### AIM:
Every line that holds "chart" should be shown.
>> Start STORED DATA
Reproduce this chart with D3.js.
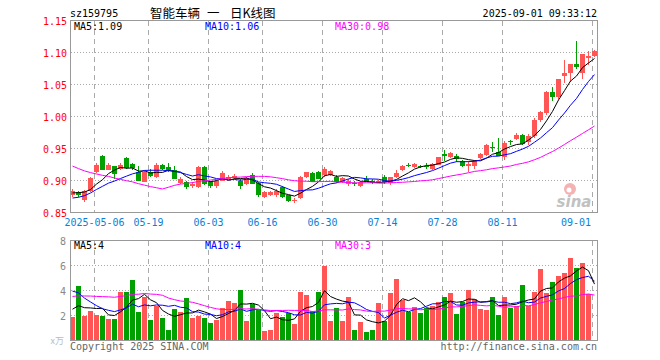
<!DOCTYPE html>
<html><head><meta charset="utf-8">
<script src="https://cdn.jsdelivr.net/npm/d3@7"></script>
<style>body{margin:0;background:#fff}svg{display:block}</style>
</head><body><svg id="c" width="660" height="360"></svg>
<script>
const dates = ["04-25","04-28","04-29","04-30","05-06","05-07","05-08","05-09","05-12","05-13",
"05-14","05-15","05-16","05-19","05-20","05-21","05-22","05-23","05-26","05-27",
"05-28","05-29","05-30","06-03","06-04","06-05","06-06","06-09","06-10","06-11",
"06-12","06-13","06-16","06-17","06-18","06-19","06-20","06-23","06-24","06-25",
"06-26","06-27","06-30","07-01","07-02","07-03","07-04","07-07","07-08","07-09",
"07-10","07-11","07-14","07-15","07-16","07-17","07-18","07-21","07-22","07-23",
"07-24","07-25","07-28","07-29","07-30","07-31","08-01","08-04","08-05","08-06",
"08-07","08-08","08-11","08-12","08-13","08-14","08-15","08-18","08-19","08-20",
"08-21","08-22","08-25","08-26","08-27","08-28","08-29","09-01"];
const openP = [0.878,0.882,0.869,0.883,0.913,0.939,0.917,0.922,0.918,0.935,
0.926,0.913,0.898,0.913,0.905,0.925,0.921,0.916,0.896,0.898,
0.891,0.890,0.921,0.897,0.891,0.900,0.903,0.904,0.900,0.894,
0.909,0.896,0.874,0.877,0.877,0.890,0.877,0.869,0.872,0.905,
0.911,0.913,0.908,0.909,0.906,0.897,0.894,0.896,0.891,0.903,
0.900,0.897,0.906,0.896,0.905,0.916,0.925,0.921,0.923,0.923,
0.918,0.925,0.941,0.936,0.938,0.931,0.922,0.923,0.935,0.940,
0.953,0.945,0.936,0.961,0.965,0.971,0.960,0.969,0.994,1.005,
1.038,1.030,1.063,1.068,1.082,1.068,1.091,1.094];
const closeP = [0.883,0.877,0.883,0.904,0.925,0.917,0.925,0.910,0.925,0.919,
0.919,0.900,0.913,0.907,0.925,0.918,0.917,0.903,0.903,0.890,
0.894,0.921,0.894,0.891,0.899,0.911,0.906,0.907,0.892,0.904,
0.895,0.878,0.882,0.882,0.884,0.874,0.868,0.870,0.905,0.913,
0.898,0.903,0.918,0.915,0.898,0.904,0.900,0.895,0.897,0.898,
0.896,0.899,0.897,0.905,0.911,0.923,0.924,0.926,0.922,0.922,
0.926,0.936,0.938,0.943,0.934,0.922,0.926,0.931,0.941,0.955,
0.952,0.939,0.959,0.960,0.971,0.957,0.969,0.995,1.007,1.038,
1.031,1.058,1.068,1.082,1.077,1.097,1.094,1.103];
const highP = [0.886,0.884,0.885,0.905,0.927,0.940,0.928,0.923,0.927,0.937,
0.928,0.922,0.915,0.918,0.927,0.926,0.927,0.922,0.905,0.899,
0.897,0.922,0.922,0.899,0.901,0.915,0.908,0.910,0.902,0.906,
0.912,0.897,0.883,0.884,0.887,0.891,0.878,0.873,0.907,0.914,
0.913,0.915,0.921,0.917,0.908,0.906,0.902,0.899,0.899,0.907,
0.902,0.901,0.908,0.906,0.916,0.925,0.928,0.928,0.925,0.927,
0.927,0.937,0.948,0.944,0.941,0.932,0.931,0.932,0.943,0.957,
0.960,0.967,0.961,0.963,0.974,0.972,0.972,0.997,1.008,1.040,
1.046,1.059,1.088,1.082,1.118,1.097,1.103,1.104];
const lowP = [0.874,0.875,0.867,0.882,0.912,0.916,0.916,0.903,0.917,0.918,
0.917,0.899,0.897,0.905,0.904,0.917,0.914,0.902,0.895,0.887,
0.888,0.889,0.893,0.889,0.889,0.899,0.902,0.903,0.887,0.893,
0.894,0.874,0.872,0.876,0.875,0.873,0.866,0.865,0.871,0.904,
0.897,0.902,0.906,0.907,0.896,0.896,0.892,0.891,0.890,0.897,
0.895,0.896,0.895,0.893,0.904,0.915,0.921,0.920,0.919,0.918,
0.917,0.924,0.931,0.935,0.929,0.921,0.913,0.918,0.934,0.939,
0.945,0.938,0.932,0.956,0.963,0.955,0.956,0.967,0.992,1.003,
1.025,1.028,1.052,1.054,1.074,1.059,1.081,1.093];
const volume = [1.92,4.40,2.00,2.40,2.08,2.00,1.76,1.76,3.87,3.92,
4.88,2.32,3.47,1.68,2.77,1.79,0.88,2.56,2.32,3.44,
1.84,2.00,1.84,1.44,1.68,2.64,3.20,3.04,4.08,1.60,
2.96,2.48,0.80,0.88,2.24,1.92,2.24,1.36,3.92,3.68,
2.40,3.92,6.00,1.60,2.64,1.60,3.52,0.88,1.52,0.72,
0.88,3.04,1.60,3.84,4.96,3.28,2.27,2.72,2.24,2.61,
2.80,3.07,3.47,3.79,2.16,3.09,4.08,3.36,2.56,2.48,
3.52,2.08,3.52,2.61,2.80,4.48,2.80,3.92,5.76,3.84,
4.72,5.20,5.44,6.64,5.84,6.24,3.76,0.08];
// 29 earlier sessions (off-chart), only needed for the moving averages
const priorClose = [0.995,0.99,0.985,0.99,0.98,0.975,0.985,0.99,0.98,0.975,0.985,0.98,0.975,0.98,0.975,
0.835,0.815,0.845,0.855,0.86,0.865,0.858,0.862,0.87,0.868,0.875,0.878,0.885,0.882];
const priorVolume = [2.8,2.4,2.6,2.9,2.5,2.3,2.7,2.0,1.8,1.9,2.1,1.7,3.0,3.5,4.0,
7.5,6.5,5.5,4.6,3.8,5.8,6.2,5.5,5.0,4.5,3.0,2.8,2.5,2.3];
const priceTicks = [0.85,0.90,0.95,1.00,1.05,1.10,1.15];
const volumeTicks = [2,4,6,8];
const dateTicks = ["05-06","05-19","06-03","06-16","06-30","07-14","07-28","08-11","09-01"];
const titleParts = ["智能车辆","一","日K线图"];
const maPeriods = [5,10,30];
const maColors = ["#000000","#0000ff","#ff00ff"];

const svg = d3.select("#c");
const mono = "'DejaVu Sans Mono', monospace";
const cjk = "'Noto Sans CJK SC', sans-serif";
const L = 70.5, R = 597.5;
const x = d3.scalePoint().domain(dates).range([72.5, 594.5]);
const y = d3.scaleLinear().domain([0.85, 1.15]).range([212.5, 20.5]);
const yv = d3.scaleLinear().domain([0, 8]).range([340.5, 240.5]);

function ma(series, prior, n) {
  const all = prior.concat(series), off = prior.length;
  return series.map((_, i) => d3.mean(all.slice(i + off - n + 1, i + off + 1)));
}
const trunc = (v, d) => (Math.floor(v * Math.pow(10, d) + 1e-9) / Math.pow(10, d)).toFixed(d);

// header
svg.append("text").attr("x", 70).attr("y", 17).attr("font-family", mono).attr("font-size", 10).text("sz159795");
const tt = svg.append("text").attr("y", 18).attr("font-family", cjk).attr("font-size", 12.5);
tt.selectAll("tspan").data(titleParts).join("tspan").attr("x", (d, i) => [150, 207, 230][i]).text(d => d);
svg.append("text").attr("x", 597).attr("y", 17).attr("text-anchor", "end").attr("font-family", mono).attr("font-size", 10).text("2025-09-01 09:33:12");

// grids
const g = svg.append("g").attr("shape-rendering", "crispEdges");
g.selectAll(".hp").data(priceTicks.slice(1, -1)).join("line")
  .attr("x1", L).attr("x2", R).attr("y1", d => y(d)).attr("y2", d => y(d))
  .attr("stroke", "#aaa").attr("stroke-dasharray", "1,2");
g.selectAll(".hv").data(volumeTicks.slice(0, -1)).join("line")
  .attr("x1", L).attr("x2", R).attr("y1", d => yv(d)).attr("y2", d => yv(d))
  .attr("stroke", "#aaa").attr("stroke-dasharray", "1,2");
[[y(1.15), y(0.85)], [yv(8), yv(0)]].forEach(([t, b]) => {
  g.selectAll(null).data(dateTicks).join("line")
    .attr("x1", d => x(d) - 2).attr("x2", d => x(d) - 2).attr("y1", t).attr("y2", b)
    .attr("stroke", "#aaa").attr("stroke-dasharray", "5,4");
});

// candles
const up = i => closeP[i] >= openP[i];
const red = "#ff5555", green = "#00a000";
const cg = svg.append("g").attr("shape-rendering", "crispEdges");
cg.selectAll(".w").data(dates).join("line")
  .attr("x1", d => x(d)).attr("x2", d => x(d))
  .attr("y1", (d, i) => y(highP[i])).attr("y2", (d, i) => y(lowP[i]))
  .attr("stroke", (d, i) => up(i) ? red : green);
cg.selectAll(".b").data(dates).join("rect")
  .attr("x", d => x(d) - 2.5).attr("width", 5)
  .attr("y", (d, i) => y(Math.max(openP[i], closeP[i])))
  .attr("height", (d, i) => Math.max(1, Math.abs(y(openP[i]) - y(closeP[i]))))
  .attr("fill", (d, i) => up(i) ? red : green);

// volume bars
cg.selectAll(".v").data(dates).join("rect")
  .attr("x", d => x(d) - 2.5).attr("width", 5)
  .attr("y", (d, i) => yv(volume[i])).attr("height", (d, i) => yv(0) - yv(volume[i]))
  .attr("fill", (d, i) => up(i) ? red : green);

// moving averages
maPeriods.forEach((n, k) => {
  const pm = ma(closeP, priorClose, n), vm = ma(volume, priorVolume, n);
  svg.append("path").attr("fill", "none").attr("stroke", maColors[k]).attr("stroke-width", 1)
    .attr("d", d3.line().x((v, i) => x(dates[i])).y(v => y(v))(pm));
  svg.append("path").attr("fill", "none").attr("stroke", maColors[k]).attr("stroke-width", 1)
    .attr("d", d3.line().x((v, i) => x(dates[i])).y(v => yv(v))(vm));
  const lx = [74, 205, 335][k];
  svg.append("text").attr("x", lx).attr("y", 30).attr("font-family", mono).attr("font-size", 10)
    .attr("fill", maColors[k]).text("MA" + n + ":" + trunc(pm[pm.length - 1], 2));
  svg.append("text").attr("x", lx).attr("y", 249).attr("font-family", mono).attr("font-size", 10)
    .attr("fill", maColors[k]).text("MA" + n + ":" + trunc(vm[vm.length - 1], 0));
});

// borders
svg.append("rect").attr("x", L).attr("y", y(1.15)).attr("width", R - L).attr("height", y(0.85) - y(1.15))
  .attr("fill", "none").attr("stroke", "#999").attr("shape-rendering", "crispEdges");
svg.append("rect").attr("x", L).attr("y", yv(8)).attr("width", R - L).attr("height", yv(0) - yv(8))
  .attr("fill", "none").attr("stroke", "#999").attr("shape-rendering", "crispEdges");

// axis labels
svg.selectAll(".pl").data(priceTicks).join("text")
  .attr("x", 67).attr("y", d => y(d) + 4).attr("text-anchor", "end")
  .attr("font-family", mono).attr("font-size", 10).attr("fill", "#ff0000").text(d => d.toFixed(2));
svg.selectAll(".vl").data(volumeTicks).join("text")
  .attr("x", 66).attr("y", d => yv(d) + 4).attr("text-anchor", "end")
  .attr("font-family", mono).attr("font-size", 10).attr("fill", "#888").text(d => d);
svg.append("text").attr("x", 64).attr("y", 344).attr("text-anchor", "end")
  .attr("font-family", cjk).attr("font-size", 9).attr("fill", "#bbb").text("x万");
svg.selectAll(".dl").data(dateTicks).join("text")
  .attr("x", (d, i) => i === dateTicks.length - 1 ? 591 : x(d) - 2)
  .attr("y", 226).attr("text-anchor", (d, i) => i === dateTicks.length - 1 ? "end" : "middle")
  .attr("font-family", mono).attr("font-size", 10).attr("fill", "#0a7fd8")
  .text((d, i) => i === 0 ? "2025-" + d : d);

// footer
svg.append("text").attr("x", 70).attr("y", 350).attr("font-family", mono).attr("font-size", 10).attr("fill", "#666").text("Copyright 2025 SINA.COM");
svg.append("text").attr("x", 597).attr("y", 350).attr("text-anchor", "end").attr("font-family", mono).attr("font-size", 10).attr("fill", "#666").text("http://finance.sina.com.cn");

// sina watermark
const wm = svg.append("g").attr("opacity", 0.6);
wm.append("circle").attr("cx", 570).attr("cy", 189).attr("r", 6).attr("fill", "#f08080");
wm.append("circle").attr("cx", 569).attr("cy", 190).attr("r", 2.5).attr("fill", "#fff");
wm.append("text").attr("x", 574).attr("y", 207).attr("text-anchor", "middle")
  .attr("font-family", "'DejaVu Sans', sans-serif").attr("font-style", "italic").attr("font-weight", "bold")
  .attr("font-size", 15).attr("fill", "#999").text("sina");
</script></body></html>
>> End STORED DATA
### RESULT OF THIS EXERCISE:
Reproduce this chart with D3.js.
// 29 earlier sessions (off-chart), only needed for the moving averages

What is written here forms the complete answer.